# 综合楼



## albyahua

*H*ow do you translate 综合楼 into English? *W*hat kind of building is it?

*T*he context is a simple address: 冰克路？？号，综合楼...层....室

多谢!


----------



## ofriendragon

A multifunctional building?


----------



## popolvuh

My suggestion is do not translate it because it´s the name of the building. You may put it this way: Building Zonghe, Zonghe Building, even Zonghelou.


----------



## Mugi

Building Zonghe is clearly not an option (for a native English speaker), but popolvuh's other two suggestions are both good - I would opt for Zonghe Building myself. In reality, it's probably the main building of whatever complex it's part of.


----------



## alsakhralkbir

المجمع是吧。。。


----------



## aleo_china

*Y*o pienso que "comprehensive buiding" es mejor


----------



## Mugi

Unfortunately "comprehensive building" does not make sense in English as a _name_ of a building. You can _describe_ a building as being comprehensive, but only if you also detail why (E.g. This is a comprehensive building, housing administration, production and R&D facilities all under one roof.) 
"Comprehensive building" on its own is typical "Chinglish."


----------



## aleo_china

*I'*m not quite sure of it, either, anyway *I* saw the name before in some university in the US...
*O*nly a suggestion , nada mas hehe
*M*aybe buiding of comprehensive functions or comprehensive fuctions buiding or buiding of multiple functions
*A*lso the corrections r* are* welcomed. thx *Thanks*


----------



## samanthalee

From the context, it seems 综合楼 is the name of a building and therefore should be directly translated as Zhonghe Building. But if 综合楼 is a generic term, we can translate it to either of the English terms _complex_ and _multiplex_.

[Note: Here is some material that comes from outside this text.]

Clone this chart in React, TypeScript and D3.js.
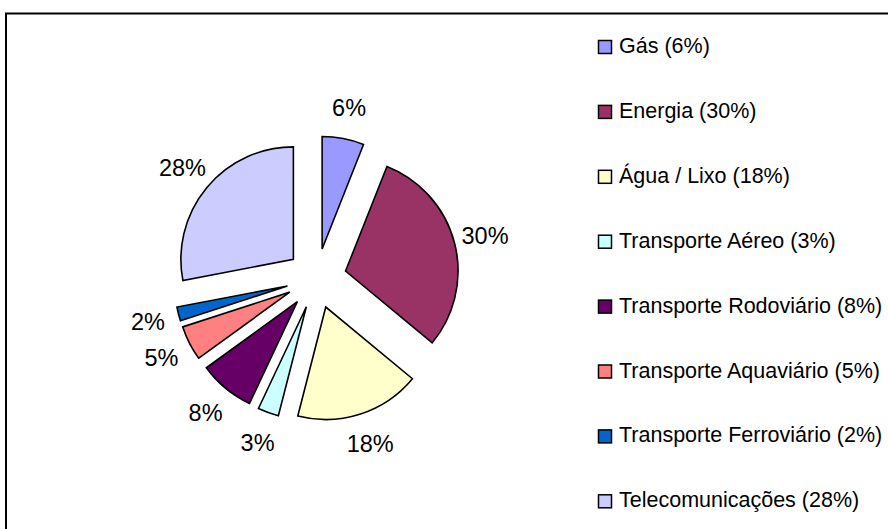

We usually hear the term _shopping complex_ and _sports complex_. The definition of _complex_ pertaining to buildings is given in wiktionary.com as "_A collection of buildings with a common purpose, such as a university or military base_." But in dictionary.com, one of the definition of _complex_ is given as "_a whole structure (as a building) made up of interconnected or related structures_". So a complex may be a building or a collection of buildings. And the activities carried out in a complex is of a common purpose (though what exactly constitutes a common purpose can be rather vague).

Multiplex is usually associated with cinema. In dictionary.com, it says it is "_a building, especially a movie theater or dwelling, with multiple separate units._" But we can also use _multiplex_ for buildings that has nothing to do with cinema, as wiktionary.com says it is "_a building where several activities occur in multiple units concurrently_ and _*hence*,_ _a large cinema complex comprising of many (e.g. more than five, and often over ten) movie theatres._"


----------



## AVim

Hi Lee, nice conclusion. Is 'Zhonghe Building' a typo?


----------



## samanthalee

AVim said:


> Hi Lee, nice conclusion. Is 'Zhonghe Building' a typo?


Hi AVim, it's not a typo; it's a misspell. You are right, it should be Zonghe and not Zhonghe.  Thanks for pointing it out.


----------



## daoxunchang

Another suggestion: if it's in a school or university, it may be a place where both natural science and liberal arts students study.


----------